Despite running his blog under the name Gnumblr for more than 10 months with no interference, 19-year-old GIF artist Slater received a cease-and-desist letter Monday from the email address [email protected].
That email address, as well as the URL tumblrenforcement.com, are registered to Tumblr Inc., and apparently used to enforce its community and brand guidelines.
“Don’t use other trademarks, service marks, designs, trade dress or logos that might be confusingly similar to the Tumblr Marks or the look and feel of Tumblr’s services,” Tumblr states on its Trademark Guidelines page. “For example, using three-or-more-letter aspects of the word “Tumblr” as the name of your product or service may be confusing to some users, like ‘Rumblr’ or ‘Tumbroll.'”
Slater has since renamed his blog to nuggetlandslide, removed months worth of content, and deleted about 500 followers.

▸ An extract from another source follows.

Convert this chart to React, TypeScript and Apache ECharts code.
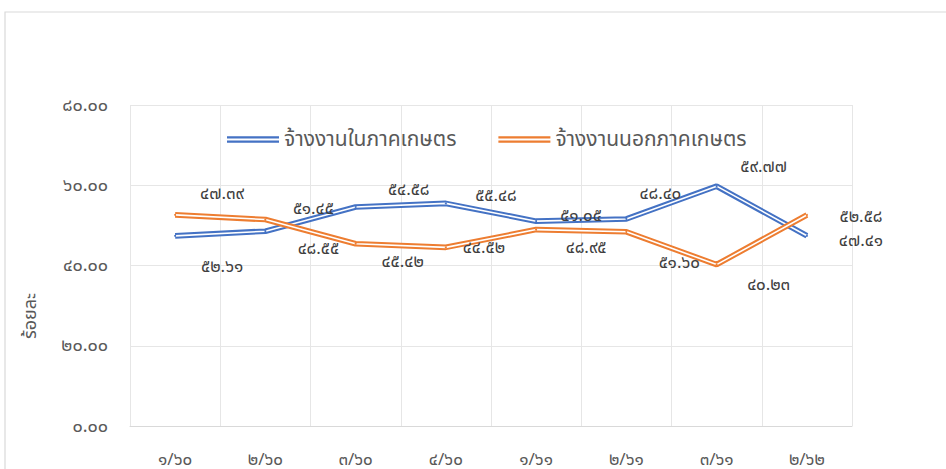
import React, { useEffect, useRef } from "react";
import * as echarts from "echarts";

const categories = ["๑/๖๐", "๒/๖๐", "๓/๖๐", "๔/๖๐", "๑/๖๑", "๒/๖๑", "๓/๖๑", "๒/๖๒"];
const inAgriName = "จ้างงานในภาคเกษตร";
const outAgriName = "จ้างงานนอกภาคเกษตร";
const inAgri = [47.39, 48.55, 54.58, 55.48, 51.05, 51.6, 59.77, 47.41];
const outAgri = [52.61, 51.45, 45.42, 44.52, 48.95, 48.4, 40.23, 52.58];
const yAxisTitle = "ร้อยละ";

// label placement (style only)
const inOffsets = [[47, -42], [53, 18], [53, -17], [50, -7], [45, -5], [53, 44], [47, -19], [54, 5]];
const outOffsets = [[47, 52], [48, -11], [47, 18], [38, 1], [50, 18], [34, -38], [52, 20], [54, 2]];

const THAI = "๐๑๒๓๔๕๖๗๘๙";
const toThai = (s: string) => s.replace(/[0-9]/g, (d) => THAI[Number(d)]);

const BLUE = "#4472C4";
const ORANGE = "#ED7D31";
const FONT = "'Noto Sans Thai', 'Leelawadee UI', Tahoma, 'Noto Sans', sans-serif";
const ICON = "path://M0,0H52V2.2H0Z M0,4.4H52V6.6H0Z";

export default function App() {
  const ref = useRef<HTMLDivElement>(null);
  useEffect(() => {
    const chart = echarts.init(ref.current!, undefined, { renderer: "svg" });
    const makeOuter = (name: string, vals: number[], offs: number[][], color: string) => ({
      name,
      type: "line",
      data: vals.map((v, i) => ({ value: v, label: { offset: offs[i] } })),
      symbol: "circle",
      symbolSize: 2,
      itemStyle: { color },
      lineStyle: { color, width: 5.6 },
      label: {
        show: true,
        position: "inside",
        color: "#404040",
        fontSize: 17,
        lineHeight: 18,
        fontFamily: FONT,
        formatter: (p: any) => toThai(Number(p.value).toFixed(2)),
      },
      emphasis: { disabled: true },
      z: 2,
    });
    const makeInner = (vals: number[]) => ({
      name: "_inner",
      type: "line",
      data: vals,
      symbol: "none",
      silent: true,
      lineStyle: { color: "#ffffff", width: 1.6 },
      itemStyle: { color: "#ffffff" },
      emphasis: { disabled: true },
      z: 2,
    });
    chart.setOption({
      animation: false,
      textStyle: { fontFamily: FONT },
      grid: { left: 130, right: 94, top: 105, bottom: 42, containLabel: false },
      legend: {
        top: 124,
        left: 222,
        itemWidth: 52,
        itemHeight: 7,
        itemGap: 42,
        textStyle: { color: "#595959", fontSize: 21, fontFamily: FONT },
        data: [
          { name: inAgriName, icon: ICON, itemStyle: { color: BLUE } },
          { name: outAgriName, icon: ICON, itemStyle: { color: ORANGE } },
        ],
      },
      xAxis: {
        type: "category",
        data: categories,
        boundaryGap: true,
        axisLine: { lineStyle: { color: "#d9d9d9" } },
        axisTick: { show: false },
        axisLabel: { color: "#595959", fontSize: 17, lineHeight: 18, margin: 25, fontFamily: FONT },
        splitLine: { show: true, lineStyle: { color: "#e6e6e6" } },
      },
      yAxis: {
        type: "value",
        min: 0,
        max: 80,
        interval: 20,
        axisLine: { show: false },
        axisTick: { show: false },
        axisLabel: {
          color: "#595959",
          fontSize: 18,
          margin: 22,
          fontFamily: FONT,
          formatter: (v: number) => toThai(v.toFixed(2)),
        },
        splitLine: { lineStyle: { color: "#e6e6e6" } },
      },
      graphic: [
        {
          type: "rect",
          shape: { x: 5, y: 12, width: 960, height: 480 },
          style: { fill: "none", stroke: "#d9d9d9", lineWidth: 1.2 },
          silent: true,
        },
        {
          type: "text",
          x: 30,
          y: 316,
          rotation: Math.PI / 2,
          style: {
            text: yAxisTitle,
            fill: "#595959",
            fontSize: 18,
            fontFamily: FONT,
            align: "center",
            verticalAlign: "middle",
          },
          silent: true,
        },
      ],
      series: [
        makeOuter(inAgriName, inAgri, inOffsets, BLUE),
        makeInner(inAgri),
        makeOuter(outAgriName, outAgri, outOffsets, ORANGE),
        makeInner(outAgri),
      ],
    });
    return () => chart.dispose();
  }, []);
  return (
    <div
      ref={ref}
      style={{ position: "fixed", left: 0, top: 0, width: 946, height: 469, background: "#ffffff" }}
    />
  );
}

Slater described these changes in a Tumblr post he has since deleted. The following image is what Gnumblr looked like before Slater changed it.
While Tumblr was certainly justified in sending Slater the notification, the timing of it implies that Yahoo is meddling with Tumblr more than it’s letting on.

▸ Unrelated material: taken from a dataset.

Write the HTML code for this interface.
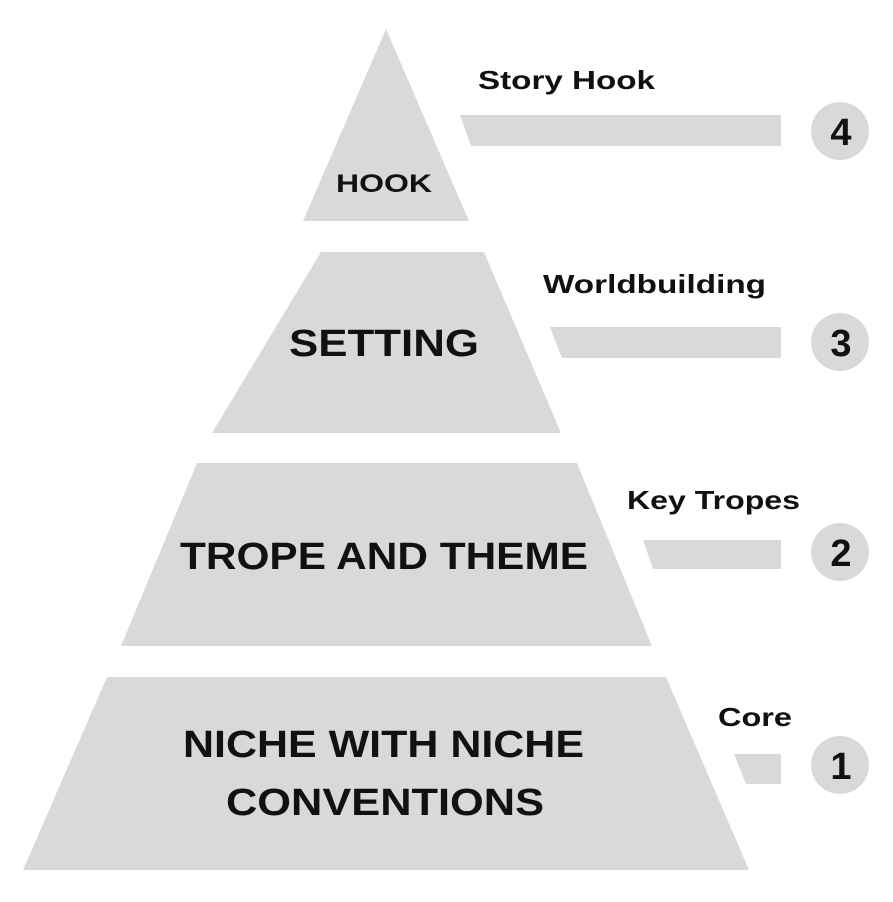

Since Tumblr was purchased by Yahoo in May for $1.1 billion, the company has given paid advertisers more visibility on the site. Last month, Tumblr also controversially censored more than 29 NSFW-friendly tags from its mobile app, a move that ultimately forced founder David Karp to weigh in.
After Yahoo inked its blockbuster deal, CEO Marissa Mayer promised to not “screw up” Tumblr and to let the company operate independently.